### THE EXERCISE
Repeat all of the material below exactly as written, images excluded.

### INFORMATION PROVIDED
<<<<

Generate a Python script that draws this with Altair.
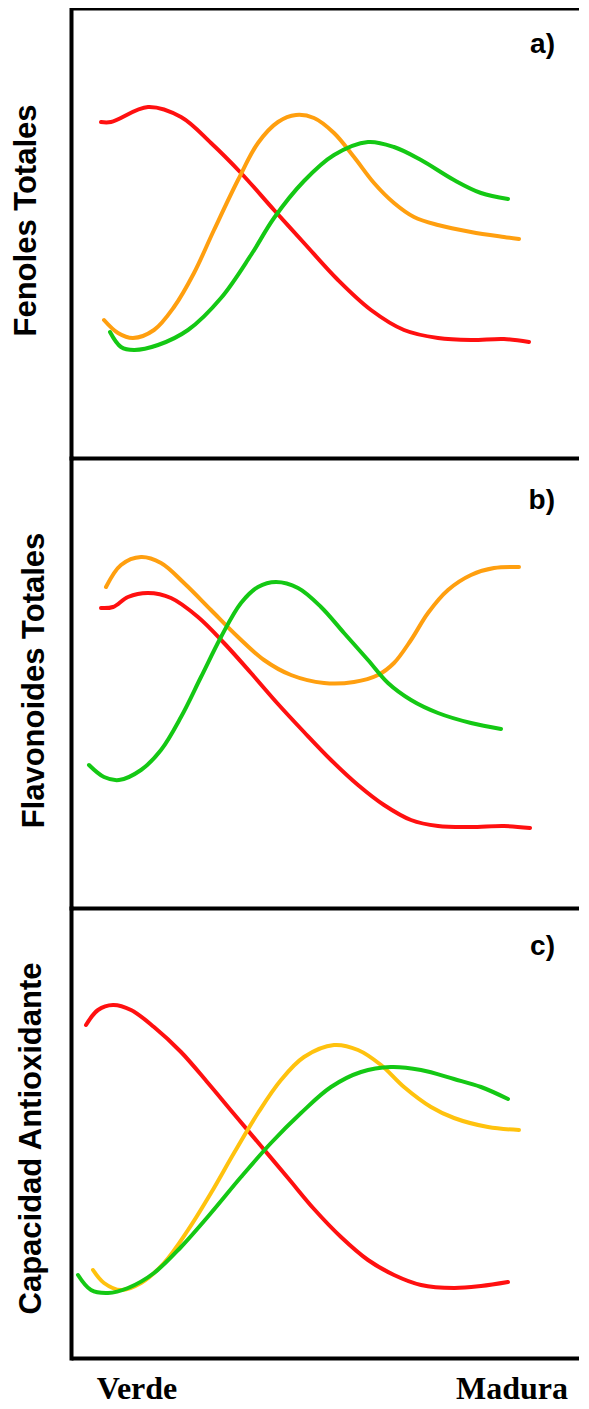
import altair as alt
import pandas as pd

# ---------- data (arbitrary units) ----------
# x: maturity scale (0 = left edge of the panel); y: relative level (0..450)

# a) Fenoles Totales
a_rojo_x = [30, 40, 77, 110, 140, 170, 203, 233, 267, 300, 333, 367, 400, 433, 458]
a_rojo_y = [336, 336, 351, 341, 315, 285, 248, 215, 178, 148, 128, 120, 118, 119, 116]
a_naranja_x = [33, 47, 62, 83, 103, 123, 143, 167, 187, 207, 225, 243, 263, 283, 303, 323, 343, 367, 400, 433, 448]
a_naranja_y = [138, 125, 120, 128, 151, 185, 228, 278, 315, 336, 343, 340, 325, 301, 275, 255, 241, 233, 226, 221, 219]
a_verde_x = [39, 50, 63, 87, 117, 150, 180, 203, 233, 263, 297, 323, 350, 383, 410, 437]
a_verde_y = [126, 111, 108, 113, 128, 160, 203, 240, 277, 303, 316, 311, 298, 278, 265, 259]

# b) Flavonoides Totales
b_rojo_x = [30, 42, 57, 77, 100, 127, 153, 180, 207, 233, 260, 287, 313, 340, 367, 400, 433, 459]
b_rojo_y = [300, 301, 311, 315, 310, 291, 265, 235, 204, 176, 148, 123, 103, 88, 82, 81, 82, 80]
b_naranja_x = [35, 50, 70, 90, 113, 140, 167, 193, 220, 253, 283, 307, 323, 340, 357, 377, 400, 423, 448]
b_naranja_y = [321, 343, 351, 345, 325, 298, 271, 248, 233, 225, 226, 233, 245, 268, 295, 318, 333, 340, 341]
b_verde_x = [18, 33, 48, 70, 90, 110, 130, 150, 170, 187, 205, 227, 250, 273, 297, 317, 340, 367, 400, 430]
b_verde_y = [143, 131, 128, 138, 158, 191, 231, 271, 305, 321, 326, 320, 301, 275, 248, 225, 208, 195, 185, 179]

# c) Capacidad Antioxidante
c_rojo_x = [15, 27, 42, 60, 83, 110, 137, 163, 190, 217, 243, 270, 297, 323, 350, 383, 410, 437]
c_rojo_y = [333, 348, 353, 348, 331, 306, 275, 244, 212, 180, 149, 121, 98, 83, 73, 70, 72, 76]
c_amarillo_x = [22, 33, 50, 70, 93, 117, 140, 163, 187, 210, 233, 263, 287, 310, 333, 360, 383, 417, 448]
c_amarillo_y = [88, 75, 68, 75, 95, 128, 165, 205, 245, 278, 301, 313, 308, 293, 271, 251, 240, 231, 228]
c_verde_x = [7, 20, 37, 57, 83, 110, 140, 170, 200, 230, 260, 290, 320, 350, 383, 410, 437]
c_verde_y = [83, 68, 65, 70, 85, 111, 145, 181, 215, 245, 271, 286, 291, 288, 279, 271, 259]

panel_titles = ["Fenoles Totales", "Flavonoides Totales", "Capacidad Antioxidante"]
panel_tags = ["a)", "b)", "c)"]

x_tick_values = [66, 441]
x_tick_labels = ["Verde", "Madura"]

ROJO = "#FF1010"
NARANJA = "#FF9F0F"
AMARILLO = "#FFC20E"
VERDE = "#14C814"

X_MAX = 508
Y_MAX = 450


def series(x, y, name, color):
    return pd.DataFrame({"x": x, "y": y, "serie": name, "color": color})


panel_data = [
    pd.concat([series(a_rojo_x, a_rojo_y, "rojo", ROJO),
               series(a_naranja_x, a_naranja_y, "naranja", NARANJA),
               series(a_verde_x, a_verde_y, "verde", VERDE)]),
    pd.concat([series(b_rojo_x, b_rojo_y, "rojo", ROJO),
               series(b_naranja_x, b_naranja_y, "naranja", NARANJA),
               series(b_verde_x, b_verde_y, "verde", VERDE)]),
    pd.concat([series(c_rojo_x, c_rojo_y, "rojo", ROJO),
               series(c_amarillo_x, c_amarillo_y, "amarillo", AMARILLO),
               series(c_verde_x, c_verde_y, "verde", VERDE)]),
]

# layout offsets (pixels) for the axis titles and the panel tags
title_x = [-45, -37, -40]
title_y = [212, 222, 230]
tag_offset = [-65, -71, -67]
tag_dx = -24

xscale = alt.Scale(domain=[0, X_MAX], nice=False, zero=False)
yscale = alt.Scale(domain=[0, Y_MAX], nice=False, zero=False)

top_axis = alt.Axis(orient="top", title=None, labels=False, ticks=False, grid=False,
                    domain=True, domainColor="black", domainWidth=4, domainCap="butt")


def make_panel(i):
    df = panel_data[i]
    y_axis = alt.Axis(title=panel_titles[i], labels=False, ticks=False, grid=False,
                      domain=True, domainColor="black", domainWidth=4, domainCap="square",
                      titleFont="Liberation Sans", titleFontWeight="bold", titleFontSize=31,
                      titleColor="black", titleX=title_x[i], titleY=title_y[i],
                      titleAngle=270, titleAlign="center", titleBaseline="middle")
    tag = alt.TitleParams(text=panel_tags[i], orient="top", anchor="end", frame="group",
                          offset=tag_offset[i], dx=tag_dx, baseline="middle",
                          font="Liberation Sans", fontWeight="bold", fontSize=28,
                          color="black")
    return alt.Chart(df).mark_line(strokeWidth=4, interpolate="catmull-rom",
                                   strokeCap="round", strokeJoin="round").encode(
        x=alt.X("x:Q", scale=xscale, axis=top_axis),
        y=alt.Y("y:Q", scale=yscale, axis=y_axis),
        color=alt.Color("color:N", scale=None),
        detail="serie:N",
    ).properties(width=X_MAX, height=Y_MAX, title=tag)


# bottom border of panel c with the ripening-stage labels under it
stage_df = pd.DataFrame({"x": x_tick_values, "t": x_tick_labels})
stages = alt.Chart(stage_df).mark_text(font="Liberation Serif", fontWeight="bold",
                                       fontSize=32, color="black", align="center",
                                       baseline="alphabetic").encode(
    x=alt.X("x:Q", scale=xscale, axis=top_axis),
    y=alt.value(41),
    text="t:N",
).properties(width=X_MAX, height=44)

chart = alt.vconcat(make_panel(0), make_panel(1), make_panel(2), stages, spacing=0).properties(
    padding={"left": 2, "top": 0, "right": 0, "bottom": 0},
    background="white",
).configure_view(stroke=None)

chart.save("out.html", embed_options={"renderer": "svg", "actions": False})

>>>>

### THE OUTPUT
Generate a Python script that draws this with Altair.
import altair as alt
import pandas as pd

# ---------- data (arbitrary units) ----------
# x: maturity scale (0 = left edge of the panel); y: relative level (0..450)

# a) Fenoles Totales
a_rojo_x = [30, 40, 77, 110, 140, 170, 203, 233, 267, 300, 333, 367, 400, 433, 458]
a_rojo_y = [336, 336, 351, 341, 315, 285, 248, 215, 178, 148, 128, 120, 118, 119, 116]
a_naranja_x = [33, 47, 62, 83, 103, 123, 143, 167, 187, 207, 225, 243, 263, 283, 303, 323, 343, 367, 400, 433, 448]
a_naranja_y = [138, 125, 120, 128, 151, 185, 228, 278, 315, 336, 343, 340, 325, 301, 275, 255, 241, 233, 226, 221, 219]
a_verde_x = [39, 50, 63, 87, 117, 150, 180, 203, 233, 263, 297, 323, 350, 383, 410, 437]
a_verde_y = [126, 111, 108, 113, 128, 160, 203, 240, 277, 303, 316, 311, 298, 278, 265, 259]

# b) Flavonoides Totales
b_rojo_x = [30, 42, 57, 77, 100, 127, 153, 180, 207, 233, 260, 287, 313, 340, 367, 400, 433, 459]
b_rojo_y = [300, 301, 311, 315, 310, 291, 265, 235, 204, 176, 148, 123, 103, 88, 82, 81, 82, 80]
b_naranja_x = [35, 50, 70, 90, 113, 140, 167, 193, 220, 253, 283, 307, 323, 340, 357, 377, 400, 423, 448]
b_naranja_y = [321, 343, 351, 345, 325, 298, 271, 248, 233, 225, 226, 233, 245, 268, 295, 318, 333, 340, 341]
b_verde_x = [18, 33, 48, 70, 90, 110, 130, 150, 170, 187, 205, 227, 250, 273, 297, 317, 340, 367, 400, 430]
b_verde_y = [143, 131, 128, 138, 158, 191, 231, 271, 305, 321, 326, 320, 301, 275, 248, 225, 208, 195, 185, 179]

# c) Capacidad Antioxidante
c_rojo_x = [15, 27, 42, 60, 83, 110, 137, 163, 190, 217, 243, 270, 297, 323, 350, 383, 410, 437]
c_rojo_y = [333, 348, 353, 348, 331, 306, 275, 244, 212, 180, 149, 121, 98, 83, 73, 70, 72, 76]
c_amarillo_x = [22, 33, 50, 70, 93, 117, 140, 163, 187, 210, 233, 263, 287, 310, 333, 360, 383, 417, 448]
c_amarillo_y = [88, 75, 68, 75, 95, 128, 165, 205, 245, 278, 301, 313, 308, 293, 271, 251, 240, 231, 228]
c_verde_x = [7, 20, 37, 57, 83, 110, 140, 170, 200, 230, 260, 290, 320, 350, 383, 410, 437]
c_verde_y = [83, 68, 65, 70, 85, 111, 145, 181, 215, 245, 271, 286, 291, 288, 279, 271, 259]

panel_titles = ["Fenoles Totales", "Flavonoides Totales", "Capacidad Antioxidante"]
panel_tags = ["a)", "b)", "c)"]

x_tick_values = [66, 441]
x_tick_labels = ["Verde", "Madura"]

ROJO = "#FF1010"
NARANJA = "#FF9F0F"
AMARILLO = "#FFC20E"
VERDE = "#14C814"

X_MAX = 508
Y_MAX = 450


def series(x, y, name, color):
    return pd.DataFrame({"x": x, "y": y, "serie": name, "color": color})


panel_data = [
    pd.concat([series(a_rojo_x, a_rojo_y, "rojo", ROJO),
               series(a_naranja_x, a_naranja_y, "naranja", NARANJA),
               series(a_verde_x, a_verde_y, "verde", VERDE)]),
    pd.concat([series(b_rojo_x, b_rojo_y, "rojo", ROJO),
               series(b_naranja_x, b_naranja_y, "naranja", NARANJA),
               series(b_verde_x, b_verde_y, "verde", VERDE)]),
    pd.concat([series(c_rojo_x, c_rojo_y, "rojo", ROJO),
               series(c_amarillo_x, c_amarillo_y, "amarillo", AMARILLO),
               series(c_verde_x, c_verde_y, "verde", VERDE)]),
]

# layout offsets (pixels) for the axis titles and the panel tags
title_x = [-45, -37, -40]
title_y = [212, 222, 230]
tag_offset = [-65, -71, -67]
tag_dx = -24

xscale = alt.Scale(domain=[0, X_MAX], nice=False, zero=False)
yscale = alt.Scale(domain=[0, Y_MAX], nice=False, zero=False)

top_axis = alt.Axis(orient="top", title=None, labels=False, ticks=False, grid=False,
                    domain=True, domainColor="black", domainWidth=4, domainCap="butt")


def make_panel(i):
    df = panel_data[i]
    y_axis = alt.Axis(title=panel_titles[i], labels=False, ticks=False, grid=False,
                      domain=True, domainColor="black", domainWidth=4, domainCap="square",
                      titleFont="Liberation Sans", titleFontWeight="bold", titleFontSize=31,
                      titleColor="black", titleX=title_x[i], titleY=title_y[i],
                      titleAngle=270, titleAlign="center", titleBaseline="middle")
    tag = alt.TitleParams(text=panel_tags[i], orient="top", anchor="end", frame="group",
                          offset=tag_offset[i], dx=tag_dx, baseline="middle",
                          font="Liberation Sans", fontWeight="bold", fontSize=28,
                          color="black")
    return alt.Chart(df).mark_line(strokeWidth=4, interpolate="catmull-rom",
                                   strokeCap="round", strokeJoin="round").encode(
        x=alt.X("x:Q", scale=xscale, axis=top_axis),
        y=alt.Y("y:Q", scale=yscale, axis=y_axis),
        color=alt.Color("color:N", scale=None),
        detail="serie:N",
    ).properties(width=X_MAX, height=Y_MAX, title=tag)


# bottom border of panel c with the ripening-stage labels under it
stage_df = pd.DataFrame({"x": x_tick_values, "t": x_tick_labels})
stages = alt.Chart(stage_df).mark_text(font="Liberation Serif", fontWeight="bold",
                                       fontSize=32, color="black", align="center",
                                       baseline="alphabetic").encode(
    x=alt.X("x:Q", scale=xscale, axis=top_axis),
    y=alt.value(41),
    text="t:N",
).properties(width=X_MAX, height=44)

chart = alt.vconcat(make_panel(0), make_panel(1), make_panel(2), stages, spacing=0).properties(
    padding={"left": 2, "top": 0, "right": 0, "bottom": 0},
    background="white",
).configure_view(stroke=None)

chart.save("out.html", embed_options={"renderer": "svg", "actions": False})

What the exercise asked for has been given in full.